Tuesday, 16 de April de 2024 ISSN 1519-7670 - Ano 24 - nº 1283

Cobertura parcial, credibilidade em xeque

Decorridos pouco mais de um mês da definição da candidatura do Partido Democrata à Casa Branca para as eleições de novembro próximo, a cobertura que a mídia norte-americana vem fazendo dos candidatos tornou-se, ela mesma, tema de debate na campanha. O candidato republicano John McCain reclama, com razão, que a mídia tem favorecido seu oponente, o democrata Barack Obama.


Considerando-se a importância que a mídia tem na distribuição da informação política e na construção da imagem pública dos candidatos, discutir o seu papel é o que se deve fazer nos processos eleitorais democráticos. E mais: espera-se que o debate conduza à correção das eventuais distorções na cobertura.


O monitoramento da cobertura da mídia é fato rotineiro nos Estados Unidos. Existem várias entidades, acadêmicas ou não, que, utilizando-se de metodologias quantitativas sofisticadas, realizam pesquisas permanentes sobre a cobertura dos mais variados temas. Os eventuais desequilíbrios e/ou distorções identificados são divulgados e se tornam objeto de debate público e das explicações ou justificativas de jornalistas e grupos de mídia. Claro, o monitoramento obtém maior repercussão e importância ao longo dos períodos eleitorais.
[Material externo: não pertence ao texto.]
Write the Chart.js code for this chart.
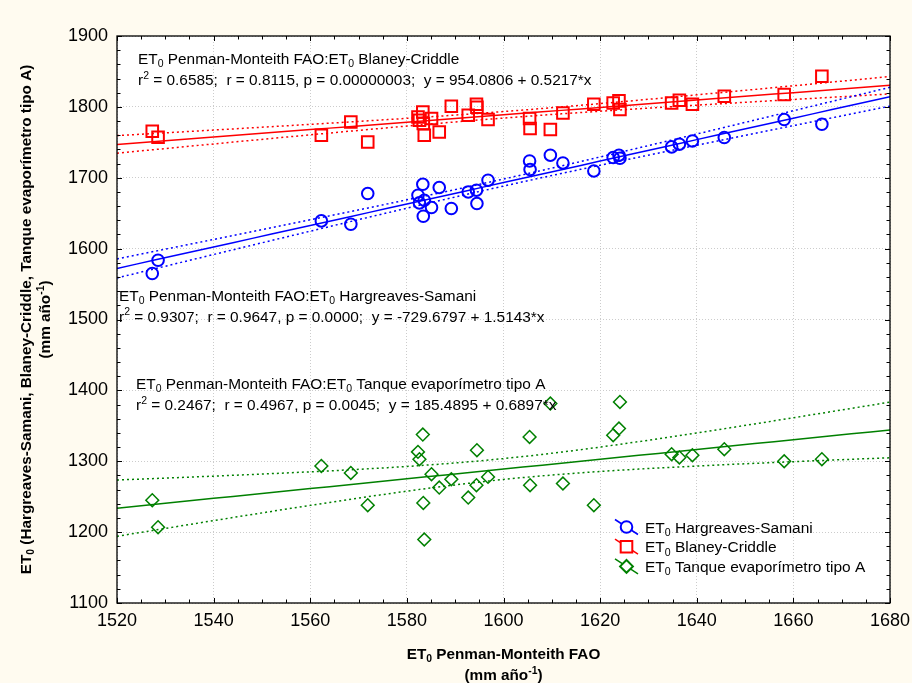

Desequilíbrio e justificativas


Matéria sobre a ‘fascinação da indústria da notícia pelo Sr. Obama‘, publicada no The New York Times de 17 de julho, informa que The Tyndall Report – um serviço de monitoramento da cobertura que trabalha para as redes de televisão – revelou que, desde quando a disputa se reduziu a Obama vs. McCain, as três principais redes de TV aberta (ABC, NBC e CBS) dedicaram 114 minutos na cobertura do candidato democrata contra apenas 48 minutos (menos da metade) do republicano. De acordo com o Tyndall Report, a diferença pró Obama aparece também nos blogs que se dedicam à análise política.


Já o Project for Excellence in Journalism (PEJ) – que era associado à Escola de Jornalismo da Universidade Columbia (Nova York) e, desde 2006, passou a fazer parte do renomado Pew Research Center, com sede em Washington, D.C. – divulgou, no último 22 de julho, o resultado do monitoramento que vem realizando dos noticiários desde 9 de junho. Foram monitorados os noticiários das redes de TV, dos jornais, dos sites online, dos canais a cabo e das emissoras de rádio. Os resultados estão disponíveis aqui.
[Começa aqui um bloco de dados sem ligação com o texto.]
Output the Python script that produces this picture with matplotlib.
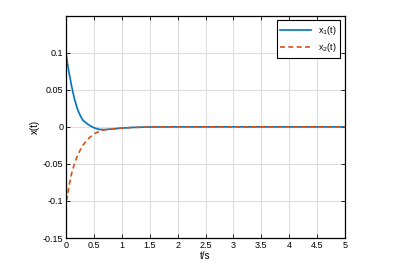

Nas seis semanas desde que Hillary Clinton retirou sua candidatura e teve início uma nova fase da campanha presidencial, o candidato democrata mereceu destaque em 78% das notícias contra 51% do candidato republicano (quadro abaixo).

















Candidatos


Porcentagens de Notícias
9 de junho – 20 de julho


Barack Obama (D)


78.3%


John McCain (R)


51.2 %


Número total de notícias = 1809



Uma das justificativas apresentadas para os desequilíbrios na cobertura da mídia nos Estados Unidos já é nossa conhecida e apareceu em fases específicas do processo eleitoral brasileiro de 2006. Jornalistas afirmam que um candidato tem maior ‘potencial noticioso’ quando representa uma novidade ou sua possibilidade de ‘chegar ao poder’ é maior.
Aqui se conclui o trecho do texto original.